Tifft, Susan E. and Alex S. Jones. The Trust: the Private and Powerful Family behind the New York Times. Boston: Little Brown, 1999.

In footnotes containing repeated citations of the same source, current practice prefers the author’s last name and page. If you cite multiple works by the same author, use a shortened version of the title, such as Talese, Kingdom, followed by a page number, as shown above.  The older forms of citation, ibid. and loc. cit. are no longer used.

Footnotes to websites

Give author, title, URL address, <date posted> and (date accessed). For example: Harry Hopkins, Work Relief Administration Press Conference, 11 June 1934, New Deal Network, http://newdeal.feri.org/workrelief/hop06.htm, <posted 7/14/02> (accessed 8/23/05).

Developing Your Own Voice

As teachers of history, we want students to develop their own ideas and the ability to express them. A distinctive voice is one of the most important things a college education can give you. Studying history is an excellent way to develop your voice. Contrary to popular belief, history is not just a series of dates and facts without argument or analytical framework. History involves reflection about past events, their people involved, their causes, and their significance. No history professor wants a student simply to repeat what he or she has been read or told. We want to see students creatively considering the issue at hand and reframing it. Originality draws upon ideas and information from other sources but requires that you put them together in a novel, distinctive and coherent way.

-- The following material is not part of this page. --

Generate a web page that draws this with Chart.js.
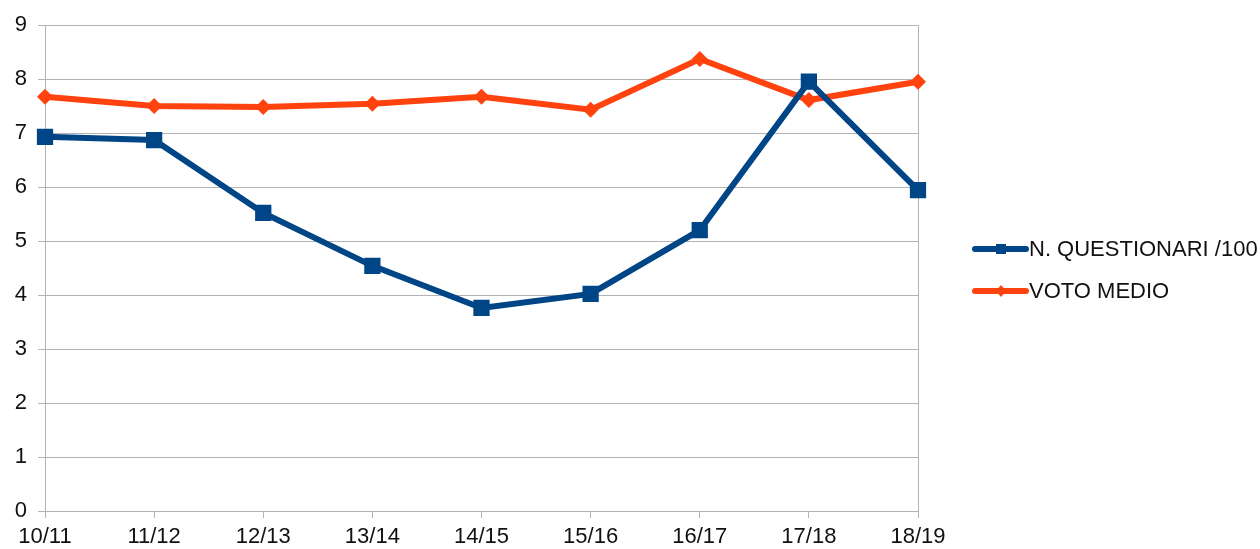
<!DOCTYPE html>
<html>
<head>
<meta charset="utf-8">
<script src="https://cdn.jsdelivr.net/npm/chart.js@4.4.1/dist/chart.umd.min.js"></script>
<style>
html,body{margin:0;padding:0;background:#fff;}
#wrap{width:1260px;height:549px;position:relative;}
</style>
</head>
<body>
<div id="wrap"><canvas id="c" width="1260" height="549"></canvas></div>
<script>
const categories = ["10/11","11/12","12/13","13/14","14/15","15/16","16/17","17/18","18/19"];
const questionari = [6.93, 6.87, 5.52, 4.54, 3.76, 4.02, 5.20, 7.95, 5.94];
const votoMedio = [7.67, 7.50, 7.48, 7.54, 7.67, 7.43, 8.37, 7.61, 7.95];
const seriesNames = ["N. QUESTIONARI /100", "VOTO MEDIO"];
const yTicks = [0,1,2,3,4,5,6,7,8,9];

const BLUE = "#004586";
const ORANGE = "#ff420e";
const GRID = "#b3b3b3";
const TEXT = "#111111";
const FONT = "'Liberation Sans', Arial, sans-serif";

const legendPlugin = {
  id: 'customLegend',
  afterDraw(chart) {
    const ctx = chart.ctx;
    const items = [
      {name: seriesNames[0], color: BLUE, style: 'rect', y: 249},
      {name: seriesNames[1], color: ORANGE, style: 'diamond', y: 291}
    ];
    ctx.save();
    items.forEach(it => {
      ctx.strokeStyle = it.color;
      ctx.fillStyle = it.color;
      ctx.lineWidth = 6;
      ctx.lineCap = 'round';
      ctx.beginPath();
      ctx.moveTo(975, it.y);
      ctx.lineTo(1026, it.y);
      ctx.stroke();
      ctx.beginPath();
      if (it.style === 'rect') {
        ctx.rect(996, it.y - 5, 10, 10);
      } else {
        ctx.moveTo(1001, it.y - 6);
        ctx.lineTo(1006, it.y);
        ctx.lineTo(1001, it.y + 6);
        ctx.lineTo(996, it.y);
        ctx.closePath();
      }
      ctx.fill();
      ctx.fillStyle = TEXT;
      ctx.font = "22px " + FONT;
      ctx.textBaseline = 'middle';
      ctx.textAlign = 'left';
      ctx.fillText(it.name, 1029, it.y + 1);
    });
    ctx.restore();
  }
};

new Chart(document.getElementById('c'), {
  type: 'line',
  data: {
    labels: categories,
    datasets: [
      {
        label: seriesNames[0],
        data: questionari,
        borderColor: BLUE,
        backgroundColor: BLUE,
        borderWidth: 6,
        pointStyle: 'rect',
        pointRadius: 11.5,
        pointBorderWidth: 0,
        pointHoverRadius: 11.5,
        tension: 0
      },
      {
        label: seriesNames[1],
        data: votoMedio,
        borderColor: ORANGE,
        backgroundColor: ORANGE,
        borderWidth: 6,
        pointStyle: 'rectRot',
        pointRadius: 8,
        pointBorderWidth: 0,
        pointHoverRadius: 8,
        tension: 0
      }
    ]
  },
  options: {
    responsive: false,
    animation: false,
    events: [],
    layout: { padding: { left: 0, right: 342, top: 25, bottom: 0 } },
    plugins: { legend: { display: false }, tooltip: { enabled: false } },
    scales: {
      x: {
        offset: false,
        grid: {
          drawOnChartArea: true,
          color: (c) => (c.index === categories.length - 1 ? GRID : 'rgba(0,0,0,0)'),
          tickColor: GRID,
          tickLength: 7,
          lineWidth: 1
        },
        border: { color: GRID, width: 1 },
        ticks: {
          color: TEXT,
          font: { family: FONT, size: 22 },
          padding: 6,
          maxRotation: 0,
          autoSkip: false
        },
        afterFit(scale) { scale.height = 38; }
      },
      y: {
        min: 0,
        max: 9,
        afterBuildTicks(scale) { scale.ticks = yTicks.map(v => ({value: v})); },
        grid: {
          color: GRID,
          tickColor: GRID,
          tickLength: 7,
          lineWidth: 1
        },
        border: { color: GRID, width: 1 },
        ticks: {
          color: TEXT,
          font: { family: FONT, size: 22 },
          padding: 11,
          stepSize: 1
        },
        afterFit(scale) { scale.width = 45; }
      }
    }
  },
  plugins: [legendPlugin]
});
</script>
</body>
</html>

Proper citation allows you to separate what you know and think from what others have said, so that readers can appreciate the power of your ideas. It reveals where you got your information and enables your readers to trust you as a reliable writer. All scholarship depends on that trust. Without it, without good citations that can be traced to the sources you have used, your work is something else: fiction, propaganda, lies, deception, or fantasy. For your citations to be effective, you have to know when to use them. You don’t have to use them for widely known facts (example: “George Washington was the first president of the United States.”). You must cite when you put lesser-known information into your paper (the population of the U.S. in 1800, say), or use someone else’s words, ideas, or analytical framework. The citation lets you show the reader that you have done your research and marks those findings of from your own thoughts and interpretations of that research. It also lets readers verify and follow up on your claims. Without citations, your voice gets lost.